Amid safety qualms about shooting rifles in residential areas, communities are getting creative and turning to bow hunting and even birth control to keep down deer numbers in towns and suburbs.
Near the US capital, some homeowners irked by deer lunching on their landscaping or worried about Lyme disease - transmitted by the deer tick - call on archery experts to carry out culls.
Occasionally in camouflage, hunters use portable tree stands and modern equipment that is a far cry from the traditional Robin Hood-type bows and arrows, says Gregg Brown, spokesman for Suburban Whitetail Management of Northern Virginia.
Shots are taken from an elevated position and at close range, sometimes after an hours-long wait.
"It is proven to be very safe," Brown says.
But critics argue that deer can die a slow and painful death and that arrows might go astray, endangering people and pets.
"I think the question that should be asked is do we have to kill? Why can't we find better solutions that keep those deer alive?" says Anja Heister of In Defense of Animals.
Her California-based group, together with others, took legal action against a decision to shoot deer in Rock Creek Park, Washington's green lung. Twenty were culled in March, with a follow-up planned for autumn.
"Over the last 20 years, the park's white-tailed deer population has grown so large that the deer are eating nearly all tree seedlings, preventing forest sustainability," the National Park Service said.
The activists, who recently turned in a legal petition with what they called a new expert analysis that casts "serious doubt" on justification for the killings, point to birth control as a humane way for handling such situations.
"My preference would be to let those animals be," Heister said of culls in general. But "the next best thing in my mind is, yes, contraception."
Near New York City, a community is preparing to give it a try.

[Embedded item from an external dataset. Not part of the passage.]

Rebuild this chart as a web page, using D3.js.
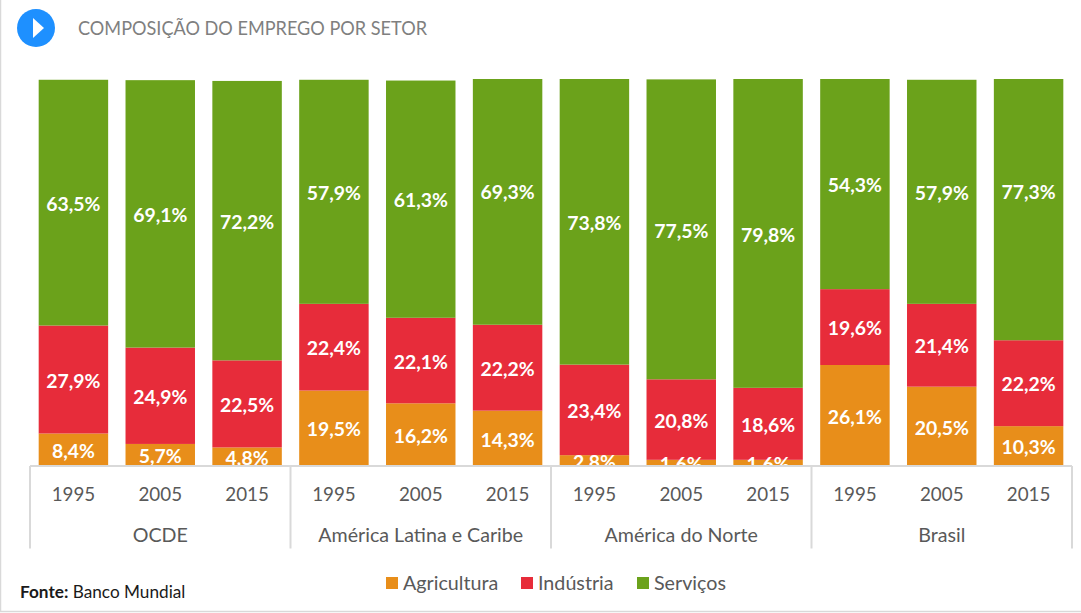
<!DOCTYPE html>
<html><head><meta charset="utf-8">
<script src="https://cdnjs.cloudflare.com/ajax/libs/d3/7.8.5/d3.min.js"></script>
<style>html,body{margin:0;padding:0;background:#fff}svg{display:block}text{font-family:Lato,sans-serif}</style>
</head><body><svg id="c" width="1081" height="613"></svg>
<script>
const title = "COMPOSIÇÃO DO EMPREGO POR SETOR";
const groups = ["OCDE","América Latina e Caribe","América do Norte","Brasil"];
const years = ["1995","2005","2015"];
const seriesNames = ["Agricultura","Indústria","Serviços"];
const seriesColors = ["#E88E1A","#E72C3A","#6BA21B"];
const agricultura = [8.4,5.7,4.8, 19.5,16.2,14.3, 2.8,1.6,1.6, 26.1,20.5,10.3];
const industria  = [27.9,24.9,22.5, 22.4,22.1,22.2, 23.4,20.8,18.6, 19.6,21.4,22.2];
const servicos   = [63.5,69.1,72.2, 57.9,61.3,69.3, 73.8,77.5,79.8, 54.3,57.9,77.3];
const seriesValues = [agricultura,industria,servicos];

const svg = d3.select("#c");
const W=1081,H=613, L=30, R=1072, T=79, B=466;
const idx = d3.range(12);
const x = d3.scaleBand().domain(idx).range([L,R]).paddingInner(0.2).paddingOuter(0.1);
const y = d3.scaleLinear().domain([0,100]).range([B,T]);
const fmt = v => v.toFixed(1).replace(".",",")+"%";

// frame
svg.append("rect").attr("x",0.5).attr("y",-2).attr("width",W+2).attr("height",613.5).attr("fill","none").attr("stroke","#d9d9d9").attr("stroke-width",1.5);

// header
svg.append("circle").attr("cx",36).attr("cy",28).attr("r",19).attr("fill","#1E90FF");
svg.append("path").attr("d",d3.line()([[33,18],[44,28],[33,38]])+"Z").attr("fill","#fff");
svg.append("text").attr("x",78).attr("y",35).attr("font-size",19.5).attr("fill","#7f7f7f").attr("textLength",349).attr("lengthAdjust","spacingAndGlyphs").text(title);

// clip to plot area
svg.append("clipPath").attr("id","plot").append("rect").attr("x",L).attr("y",T).attr("width",R-L).attr("height",B-T);
const plot = svg.append("g").attr("clip-path","url(#plot)");

const stacked = d3.stack().keys([0,1,2]).value((i,k)=>seriesValues[k][i])(idx);
stacked.forEach((s,k)=>{
  plot.append("g").selectAll("rect").data(s).join("rect")
    .attr("x",(d,i)=>x(i)).attr("width",x.bandwidth())
    .attr("y",d=>y(d[1])).attr("height",d=>y(d[0])-y(d[1]))
    .attr("fill",seriesColors[k]);
});
stacked.forEach((s,k)=>{
  plot.append("g").selectAll("text").data(s).join("text")
    .attr("x",(d,i)=>x(i)+x.bandwidth()/2)
    .attr("y",d=>(y(d[0])+y(d[1]))/2+1.2)
    .attr("dy","0.36em").attr("text-anchor","middle")
    .attr("font-size",19.4).attr("font-weight",700).attr("fill","#fff")
    .text((d,i)=>fmt(seriesValues[k][i]));
});

// axis
const yearAxis = d3.axisBottom(x).tickSize(0).tickPadding(0).tickFormat(i=>years[i%3]);
const ax = svg.append("g").attr("transform",`translate(0,${B})`).call(yearAxis);
ax.select(".domain").remove();
ax.selectAll("text").attr("y",34.5).attr("dy",0).attr("font-size",18.8).attr("fill","#595959").style("font-family","Lato,sans-serif");
const gx = d3.scaleBand().domain(groups).range([L,R]);
svg.append("line").attr("x1",L).attr("x2",R).attr("y1",B).attr("y2",B).attr("stroke","#d9d9d9").attr("stroke-width",2);
const seps = groups.map(g=>gx(g)).concat([R]);
svg.append("g").selectAll("line").data(seps).join("line")
  .attr("x1",d=>d).attr("x2",d=>d).attr("y1",B).attr("y2",548.5)
  .attr("stroke","#d9d9d9").attr("stroke-width",2);
svg.append("g").selectAll("text").data(groups).join("text")
  .attr("x",g=>gx(g)+gx.bandwidth()/2).attr("y",542).attr("text-anchor","middle")
  .attr("font-size",19.65).attr("fill","#595959").text(g=>g);

// legend
const legendX=[386,521,637];
seriesNames.forEach((n,i)=>{
  svg.append("rect").attr("x",legendX[i]).attr("y",577).attr("width",12).attr("height",12).attr("fill",seriesColors[i]);
  svg.append("text").attr("x",legendX[i]+17).attr("y",590).attr("font-size",19.7).attr("fill","#595959").text(n);
});

// source
const src = svg.append("text").attr("x",20).attr("y",598).attr("font-size",17.2).attr("fill","#1a1a1a");
src.append("tspan").attr("font-weight",700).text("Fonte:");
src.append("tspan").text(" Banco Mundial");
</script></body></html>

"If it works it would be great for us because we will finally have a tool that will not prompt a reaction out of the public - a negative reaction," said Hastings-on-Hudson Mayor Peter Swiderski.
"It will be humane and it will also be a terrific alternative for literally the thousands other communities like ours that also face this. We are not alone."
The village of five square kilometres has about 8000 residents - and somewhere between 70 and 100 deer, he said.
These, he added, cause about a dozen car crashes a year and the disappearance of underbrush.
"It used to be if a tree fell down, there were saplings to take its place," he said. But now, "other than some raspberry bushes and weeds, nothing else much survives."
The immunocontraceptive - consisting of porcine zona pellucida from pig ovaries - is administered as a vaccine, said Allen Rutberg, director of Tufts University's Center for Animals and Public Policy, who is working with Swiderski.
Around since the 1970s, it was first developed for potential human use, he added. While it didn't work out for that purpose, it has proved to be effective on deer in different locations, as well as on other animals.
"What we are looking at is a technique that people in the suburbs can be comfortable with," he said.
Braun, reflecting on his scare, suggested the best way to deal with the deer dilemma was to keep a cool head and consider all the facts.
"You have to sit down and figure out without the emotion what's actually going to work, what's going to not ... put the deer in any unnecessary pain," he said.